Sabahaddin Bey’e göre, Osmanlı devletinin sorunları, hükümdar değişiklikleriyle çözülemez. Çünkü, hastalığı üreten ve zayıflığın kaynağı iktidar değildir. Tersine, mevcut müstebit idare, toplumsal yapıdaki çürümüşlüğün bir sonucudur. Dolayısıyla, değiştirilmesi gereken toplumsal yapının bizzat kendisidir. Problemlerimiz, kamucu/iştirakî toplum oluşumuzdan kaynaklanmaktadır. Kurtuluşumuz ise, bireyci toplum yapısına geçmektedir.

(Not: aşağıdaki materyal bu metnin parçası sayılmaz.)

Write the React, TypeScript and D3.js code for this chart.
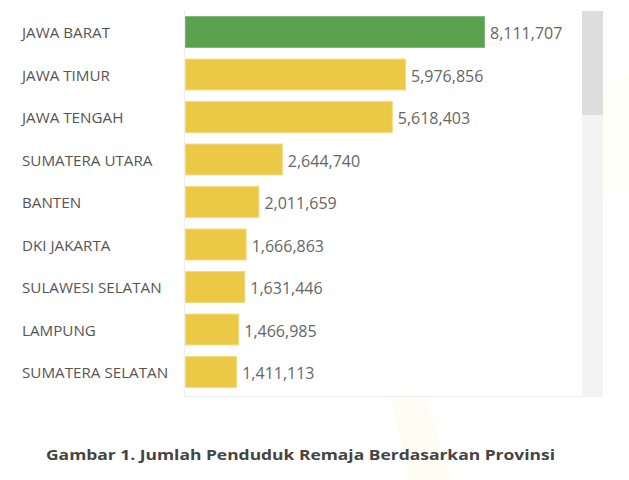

Özetle, Osmanlı-Türk toplumunun sorunlarını Le Play ve takipçilerinin kavramlarıyla analiz eden Sabahaddin Bey’e göre, toplumsal yapımızın “bireyci toplum” tipine dönüştürülmesi, kamu hayatımızın “adem-i merkeziyet” ve kişisel hayatımızın da “teşebbüs-i şahsî” prensiplerine uygun olarak şekillendirilmesi kurtuluşumuzu getirecektir. Toplumsal yapı kavramını dikkate alarak toplumsal sorunlarımızı analiz eden ilk düşünürümüz olmasına, sosyolojik yöntem olarak köy monografilerini önermesine ve Türkiye’de liberalizmin öncüsü olarak gösterilmesine karşın; Sabahaddin Bey’in ve düşüncelerinin uzunca bir süre Türk sosyolojisinde -pek çok sosyal bilimcimizin belirttiği üzere- ihmal edildiği söylenebilir. Ancak doğru ve açıklanmaya muhtaç bir diğer tespit de, Sabahaddin Bey’in, mütareke yıllarında kaleme aldığı “Türkiye Nasıl Kurtarılabilir?” başlıklı eserinden sonra, ölümüne kadar bir daha Türk toplumunun sorunlarıyla ilgilendiğini gösterir bir izin olmayışıdır. Sosyoloji ile ilgilenmeye başlamasından bugüne, yüzyıla yakın bir zaman geçmesine karşın, Sabahaddin Bey ve düşünceleri üzerinde hâlâ açıklanmayı ve araştırılmayı bekleyen pek çok gizem mevcuttur!